Book Reviews

Book Review: Saving Grace

Title: Saving Grace

Author: Julie Garwood

Rating: 5 stars


This was a delightful story and I thoroughly enjoyed it. I haven’t read much from this time period before (early 1200s) so I always enjoy getting to know the history better, even if it did feel modern at times. I was completely drawn to the characters and story and couldn’t put it down.


Lady Johanna is a young English noblewoman who is relieved to discover that her older and abusive husband is dead. But this event doesn’t stop her troubles as they are only beginning. There is lots of unrest under the rule of King John leaving her uncertain of her future. She has no control of her fate and now she is set to marry one of her late-husbands counterpart and loyal courtier to the King.


Lady Johanna does her best to stall the proceedings and lucky her brother Nicholas comes to the rescue. He has asked one of his friends, Gabriel, Laird MacBain to marry her. In return, Gabriel will receive the Scottish lands held by her late husband which previously belonged to the MacBains.

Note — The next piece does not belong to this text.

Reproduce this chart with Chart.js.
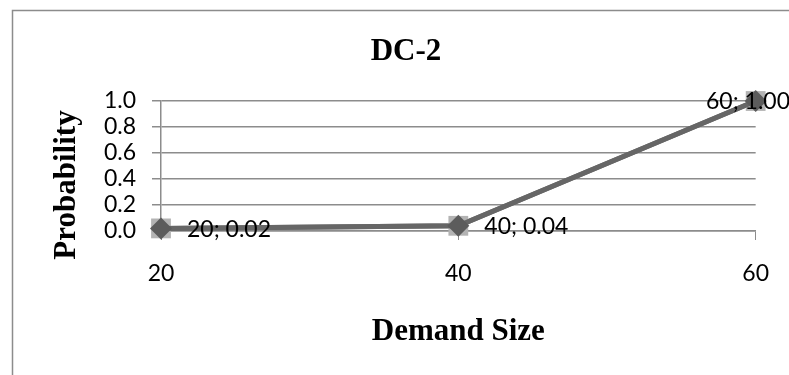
<!DOCTYPE html>
<html>
<head>
<meta charset="utf-8">
<script src="https://cdn.jsdelivr.net/npm/chart.js@4.4.1/dist/chart.umd.min.js"></script>
<style>
  html, body { margin: 0; padding: 0; background: #ffffff; }
  #wrap { width: 789px; height: 375px; position: relative; }
</style>
</head>
<body>
<div id="wrap"><canvas id="chart" width="789" height="375"></canvas></div>
<script>
// Demand size categories and their cumulative probabilities
const demandSizes = ['20', '40', '60'];
const probabilities = [0.02, 0.04, 1.00];
const yTickValues = [0.0, 0.2, 0.4, 0.6, 0.8, 1.0];

const chartTitle = 'DC-2';
const xAxisTitle = 'Demand Size';
const yAxisTitle = 'Probability';

const tickFont = { family: 'Lato, "Open Sans", sans-serif', size: 23 };
const titleFontCss = 'bold 31px "Liberation Serif", "Times New Roman", serif';
const labelFontCss = '23px Lato, "Open Sans", sans-serif';
const gridColor = '#8c8c8c';

// Outer frame, titles and point labels
const decorations = {
  id: 'decorations',
  beforeDraw(chart) {
    const ctx = chart.ctx;
    ctx.save();
    ctx.fillStyle = '#ffffff';
    ctx.fillRect(0, 0, chart.width, chart.height);
    ctx.strokeStyle = '#8c8c8c';
    ctx.lineWidth = 1.5;
    ctx.strokeRect(12.5, 10.5, chart.width + 20, chart.height + 20);
    ctx.restore();
  },
  afterDraw(chart) {
    const ctx = chart.ctx;
    const area = chart.chartArea;
    ctx.save();
    ctx.fillStyle = '#000000';
    ctx.font = titleFontCss;
    ctx.textAlign = 'center';
    ctx.textBaseline = 'alphabetic';
    ctx.fillText(chartTitle, 406, 60);
    ctx.fillText(xAxisTitle, (area.left + area.right) / 2, 340);
    ctx.save();
    ctx.translate(67, 185);
    ctx.rotate(-Math.PI / 2);
    ctx.textBaseline = 'middle';
    ctx.fillText(yAxisTitle, 0, 0);
    ctx.restore();

    // value labels "x; y" to the right of each point, kept inside the canvas
    ctx.font = labelFontCss;
    ctx.textAlign = 'left';
    ctx.textBaseline = 'middle';
    const meta = chart.getDatasetMeta(1);
    meta.data.forEach((pt, i) => {
      const text = demandSizes[i] + '; ' + probabilities[i].toFixed(2);
      const w = ctx.measureText(text).width;
      let x = pt.x + 26;
      if (x + w > chart.width + 1) x = chart.width + 1 - w;
      ctx.fillText(text, x, pt.y + 1);
    });
    ctx.restore();
  }
};

new Chart(document.getElementById('chart'), {
  type: 'line',
  data: {
    labels: demandSizes,
    datasets: [
      {
        data: probabilities,
        borderColor: '#6b6b6b',
        borderWidth: 5,
        pointStyle: 'rect',
        pointRadius: 14,
        pointBackgroundColor: '#b3b3b3',
        pointBorderWidth: 0,
        tension: 0,
        order: 2
      },
      {
        data: probabilities,
        borderColor: '#666666',
        borderWidth: 5,
        pointStyle: 'rectRot',
        pointRadius: 11,
        pointBackgroundColor: '#5c5c5c',
        pointBorderWidth: 0,
        tension: 0,
        order: 1
      }
    ]
  },
  options: {
    responsive: false,
    animation: false,
    clip: false,
    layout: { padding: { top: 101, right: 32, left: 0, bottom: 0 } },
    plugins: {
      legend: { display: false },
      title: { display: false },
      tooltip: { enabled: false }
    },
    scales: {
      x: {
        type: 'category',
        offset: false,
        grid: {
          drawOnChartArea: false,
          drawTicks: true,
          tickLength: 9,
          color: gridColor
        },
        border: { display: true, color: gridColor, width: 1.5 },
        ticks: { color: '#000000', font: tickFont, padding: 20, maxRotation: 0, autoSkip: false },
        afterFit(scale) { scale.height = 144; }
      },
      y: {
        min: 0,
        max: 1,
        afterBuildTicks(scale) {
          scale.ticks = yTickValues.map(v => ({ value: v }));
        },
        grid: {
          color: gridColor,
          lineWidth: 1.5,
          tickLength: 9,
          drawTicks: true
        },
        border: { display: true, color: gridColor, width: 1.5 },
        ticks: {
          color: '#000000',
          font: tickFont,
          padding: 16,
          autoSkip: false,
          callback: v => Number(v).toFixed(1)
        },
        afterFit(scale) { scale.width = 161; }
      }
    }
  },
  plugins: [decorations]
});
</script>
</body>
</html>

Gabriel accepts even when Nicholas tells him that Johanna is barren. He is unconcerned as he already has an heir- albeit an illegitimate one and agrees to the marriage for all the land it will give him. What he doesn’t expect is for Johanna to be beautiful, but he is worried that she might be weak to handle the harsh Scottish climate, as well as the duties of the household and holding the her own amongst the warriors- the two barely civil clans, the MacBains and the MacLaurins.


But Johanna is determined to make the best of her circumstances and works hard at fitting in, which is tough considering she’s an outsider and an Englishwoman. but she is made of stronger mettle and eventually finds her place among the clans. All the while she is working her way into Gabriel’s heart and his into hers.


I love watching these two fall in love and grow to understand each other better. Their love was very sweet even if they were both incredibly stubborn admitting it to the other.